### DATASET EXCERPT

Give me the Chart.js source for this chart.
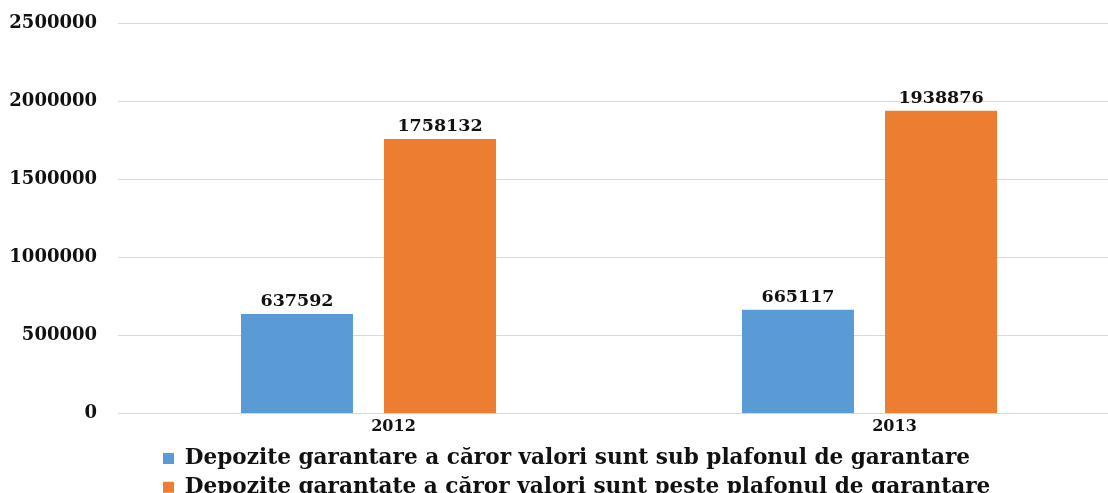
<!DOCTYPE html>
<html>
<head>
<meta charset="utf-8">
<script src="https://cdn.jsdelivr.net/npm/chart.js@4/dist/chart.umd.min.js"></script>
<style>
  html, body { margin: 0; padding: 0; background: #fff; overflow: hidden; }
  canvas { display: block; }
</style>
</head>
<body>
<canvas id="grafic" width="1122" height="508"></canvas>
<script>
// date
const ani = ['2012', '2013'];
const subPlafon = [637592, 665117];
const pestePlafon = [1758132, 1938876];
const etichetaSub = 'Depozite garantare a căror valori sunt sub plafonul de garantare';
const etichetaPeste = 'Depozite garantate a căror valori sunt peste plafonul de garantare';
const eticheteY = ['0', '500000', '1000000', '1500000', '2000000', '2500000'];

const fontSerif = 'DejaVu Serif';

// valorile deasupra coloanelor
const valoriPeColoane = {
    id: 'valoriPeColoane',
    afterDatasetsDraw(chart) {
        const ctx = chart.ctx;
        ctx.save();
        ctx.font = 'bold 17.5px "' + fontSerif + '"';
        ctx.fillStyle = '#111';
        ctx.textAlign = 'center';
        ctx.textBaseline = 'alphabetic';
        chart.data.datasets.forEach(function(ds, i) {
            chart.getDatasetMeta(i).data.forEach(function(bar, j) {
                ctx.fillText(String(ds.data[j]), bar.x, bar.y - 8);
            });
        });
        ctx.restore();
    }
};

// legenda aliniata la stanga, ca in original
const mutaLegenda = {
    id: 'mutaLegenda',
    afterLayout(chart) {
        chart.legend.left = 156;
    }
};

new Chart(document.getElementById('grafic').getContext('2d'), {
    type: 'bar',
    data: {
        labels: ani,
        datasets: [
            {
                label: etichetaSub,
                data: subPlafon,
                backgroundColor: '#5B9BD5',
                borderWidth: 0,
                categoryPercentage: 0.571,
                barPercentage: 0.783
            },
            {
                label: etichetaPeste,
                data: pestePlafon,
                backgroundColor: '#ED7D31',
                borderWidth: 0,
                categoryPercentage: 0.571,
                barPercentage: 0.783
            }
        ]
    },
    options: {
        responsive: false,
        animation: false,
        devicePixelRatio: 1,
        layout: {
            padding: { top: 23, left: 9, right: 2, bottom: 0 }
        },
        plugins: {
            legend: {
                position: 'bottom',
                align: 'start',
                labels: {
                    boxWidth: 11,
                    boxHeight: 11,
                    padding: 7,
                    color: '#111',
                    font: { family: fontSerif, size: 21.6, weight: 'bold' }
                }
            },
            tooltip: { enabled: false },
            title: { display: false }
        },
        scales: {
            x: {
                grid: { display: false, drawTicks: false },
                border: { display: false },
                ticks: {
                    color: '#111',
                    padding: 4,
                    labelOffset: 25,
                    font: { family: fontSerif, size: 16, weight: 'bold' }
                }
            },
            y: {
                min: 0,
                max: 2500000,
                afterFit: function(scale) {
                    scale.width = 109;
                    scale.paddingTop = 0;
                    scale.paddingBottom = 0;
                },
                grid: {
                    color: '#d9d9d9',
                    lineWidth: 1,
                    drawTicks: false
                },
                border: { display: false },
                ticks: {
                    stepSize: 500000,
                    color: '#111',
                    padding: 21,
                    font: { family: fontSerif, size: 18, weight: 'bold' },
                    callback: function(value, index) {
                        return eticheteY[index];
                    }
                }
            }
        }
    },
    plugins: [valoriPeColoane, mutaLegenda]
});
</script>
</body>
</html>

### GIVEN REQUEST
Write down every line from the opening of the listing to the line with "const fontSerif = 'DejaVu Serif';", both included, and nothing else; the pictures are omitted.

### ANSWER IN FULL
Give me the Chart.js source for this chart.
<!DOCTYPE html>
<html>
<head>
<meta charset="utf-8">
<script src="https://cdn.jsdelivr.net/npm/chart.js@4/dist/chart.umd.min.js"></script>
<style>
  html, body { margin: 0; padding: 0; background: #fff; overflow: hidden; }
  canvas { display: block; }
</style>
</head>
<body>
<canvas id="grafic" width="1122" height="508"></canvas>
<script>
// date
const ani = ['2012', '2013'];
const subPlafon = [637592, 665117];
const pestePlafon = [1758132, 1938876];
const etichetaSub = 'Depozite garantare a căror valori sunt sub plafonul de garantare';
const etichetaPeste = 'Depozite garantate a căror valori sunt peste plafonul de garantare';
const eticheteY = ['0', '500000', '1000000', '1500000', '2000000', '2500000'];

const fontSerif = 'DejaVu Serif';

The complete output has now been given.